Derrick Campana was a newcomer to human prosthetics about a dozen years ago when he met a holistic veterinarian. She asked him to make a prosthetic limb for her dog. He wasn’t exactly sure how it would go, but he said he would try. What ended up being a strange request turned into a career- and life-changing moment for Campana. He began expanding to include more animal clients, but it wasn’t easy-going in the beginning. Back then, veterinarians thought animal prosthetics were a completely eccentric idea. In an interview with Mother Nature Network, he said:
“Prosthetics was such a bad word back in the day. Vets didn’t want to take away surgeries, and didn’t know much about them […] They did a lot of high-level amputations. Traditionally, vets would take the entire leg even if it was just a problem with the toe.”
Things slowly began to change, however, when he began spreading the word in veterinary offices and online. Pet owners soon realized they had another, perhaps better, option when it came to their pets. Instead of expensive surgeries and/or full amputations, they could give prosthetics a try and hope for a better quality of life for their pets. Braces could help heal problems or prevent them from worsening and prosthetics would often allow pets to keep their limb(s). This exploded into Campana’s amazing company: Animal Ortho Care, LLC. His goal is to provide the best alternatives to amputation.
In the last few years, Campana has developed an at-home kit that allows pet owners to create casts of their pet’s affected limb(s) at home, with or without the help of a veterinarian. The materials come with instructions and a step-by-step video and once you’ve created the cast, you send it to Animal Ortho Care and get a prosthetic in return. Campana says he sends the kits all over the world and is able to help animals without ever seeing them.
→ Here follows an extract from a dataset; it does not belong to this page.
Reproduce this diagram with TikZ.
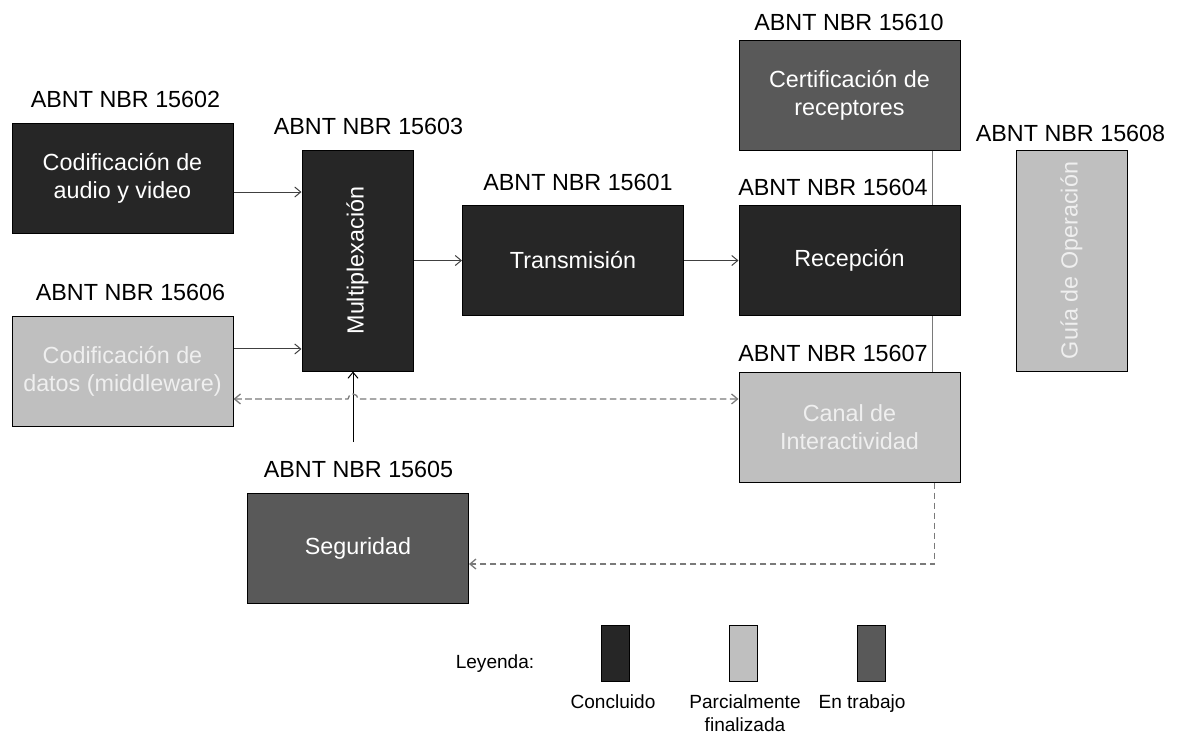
\documentclass[tikz,border=0pt]{standalone}
\usepackage{fontspec}
\setmainfont{Liberation Sans}
\usetikzlibrary{arrows.meta}
\definecolor{done}{HTML}{262626}
\definecolor{partial}{HTML}{BFBFBF}
\definecolor{working}{HTML}{595959}
\definecolor{wire}{HTML}{404040}
\definecolor{dashwire}{HTML}{7A7A7A}
\definecolor{paletext}{HTML}{EFEFEF}
\tikzset{barb/.tip={Straight Barb[length=4.5pt,width=7.5pt]}}

\begin{document}
\begin{tikzpicture}[x=0.75pt,y=-0.75pt,
  box/.style={draw=black, line width=0.75pt, text=white, align=center, inner sep=0pt,
    font=\fontsize{17.5}{20.8}\selectfont},
  wide/.style={minimum width=165.75pt, minimum height=82.5pt},
  tall/.style={minimum width=83.25pt, minimum height=165.75pt},
  doneb/.style={box, fill=done},
  partb/.style={box, fill=partial, text=paletext},
  workb/.style={box, fill=working},
  std/.style={anchor=base, font=\fontsize{17.5}{21}\selectfont, inner sep=0pt},
  leg/.style={anchor=base, font=\fontsize{14.3}{17}\selectfont, inner sep=0pt},
  swatch/.style={draw=black, line width=0.75pt, minimum width=21pt, minimum height=42pt, inner sep=0pt},
  flow/.style={draw=wire, line width=0.75pt, -barb},
  link/.style={draw=dashwire, line width=0.75pt},
  dflow/.style={draw=dashwire, line width=0.95pt, dash pattern=on 5pt off 2.5pt}
]
\useasboundingbox (0,0) rectangle (1181,733);

% blocks
\node[doneb, wide] (aud) at (122.5,178) {Codificación de\\audio y video};
\node[partb, wide] (dat) at (122.5,371.5) {Codificación de\\datos (middleware)};
\node[doneb, tall] (mux) at (357.5,260.5) {\rotatebox{90}{Multiplexación}};
\node[doneb, wide] (tx) at (573,260.5) {Transmisión};
\node[doneb, wide] (rx) at (849.5,260.5) {Recepción};
\node[workb, wide] (cert) at (849.5,95) {Certificación de\\receptores};
\node[partb, wide] (canal) at (849.5,427) {Canal de\\Interactividad};
\node[partb, tall] (guia) at (1071.5,260.5) {\rotatebox{90}{Guía de Operación}};
\node[workb, wide] (seg) at (358,548) {Seguridad};

% standard numbers
\node[std] (n02) at (125.5,107) {ABNT NBR 15602};
\node[std] (n03) at (368.5,134) {ABNT NBR 15603};
\node[std] (n06) at (130.5,300) {ABNT NBR 15606};
\node[std] (n01) at (578,190.5) {ABNT NBR 15601};
\node[std] (n04) at (833,195) {ABNT NBR 15604};
\node[std] (n10) at (849,30.5) {ABNT NBR 15610};
\node[std] (n07) at (833,361.5) {ABNT NBR 15607};
\node[std] (n08) at (1070.5,141.5) {ABNT NBR 15608};
\node[std] (n05) at (358.5,477) {ABNT NBR 15605};

% connectors
\coordinate (ain) at ([yshift=-10.5pt]aud.east);
\coordinate (din) at ([yshift=16.9pt]dat.east);
\draw[flow] (ain) -- (ain -| mux.west);
\draw[flow] (din) -- (din -| mux.west);
\draw[flow] (mux) -- (tx);
\draw[flow] (tx) -- (rx);

\coordinate (cx) at ([xshift=62.6pt]cert.south);
\draw[link] (cx) -- (cx |- rx.north);
\coordinate (rxb) at ([xshift=62.6pt]rx.south);
\draw[link] (rxb) -- (rxb |- canal.north);

\coordinate (vs) at (353,442);
\draw[flow, draw=black] (vs) -- (vs |- mux.south);

\coordinate (dl) at ([yshift=-20.6pt]dat.east);
\coordinate (hopa) at ([xshift=-3.75pt]dl -| vs);
\draw[dflow, barb-barb] (dl) -- (hopa) arc[start angle=180, end angle=0, radius=3.75pt]
  -- (dl -| canal.west);

\coordinate (cs) at ([xshift=64pt]canal.south);
\coordinate (sg) at ([yshift=-12pt]seg.east);
\draw[dflow, -barb] (cs) |- (sg);

% legend
\node[leg] (ley) at (495,668) {Leyenda:};
\node[swatch, fill=done] (s1) at (615,653) {};
\node[swatch, fill=partial] (s2) at (743,653) {};
\node[swatch, fill=working] (s3) at (871,653) {};
\node[leg] (l1) at (613,708) {Concluido};
\node[leg] (l2) at (745,708) {Parcialmente};
\node[leg] (l2b) at (745,731) {finalizada};
\node[leg] (l3) at (862,708) {En trabajo};
\end{tikzpicture}
\end{document}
In fact, he only sees about 20% of his patients in person. While the vast majority of his patients are of the canine variety, Campana has treated all sorts of species including elephants, ponies, deer, sheep, donkeys, goats, a llama and even a crane. There is truly no limit to the type of species Campana will attempt to treat and their stories are sometimes quite incredible. The two elephants he worked with in Thailand, Motala and Mosha, needed his prosthetics after they stepped on a landmine.
While he guarantees that the prosthetics will fit, he can’t guarantee that pets will enjoy them. Although many are successful, some pets just don’t want anything to do with their new aids. He says of his animal patients,
“It’s all over the board. Some get used to it right away; some never get used to it […] We can tell humans what to do, we can’t tell animals what to do. We never know how an animal is going to react.”
He says his own dog has a knee issue but is “the worst patient in the world,” so they manage it other ways. He notes that larger dogs seem to adapt better than smaller ones, likely due to the increased surface area for the device. Still, the benefits of trying a prosthetic quite often outweigh the disadvantages.
Campana estimates that he creates about 200 prosthetics a month and has done about 15,000-20,000 so far in his career. Ranging from $500-$1,200, they are often much cheaper than surgery and are generally much safer as well. More and more veterinarians are referring clients to him to keep animals out of highly invasive surgeries. “We’re completely changing the veterinary community as a whole, and obviously helping pets is what I want to do,” Campana says. “The more pets I can help without surgical intervention and giving pets more options to feel better is what we’re all about.”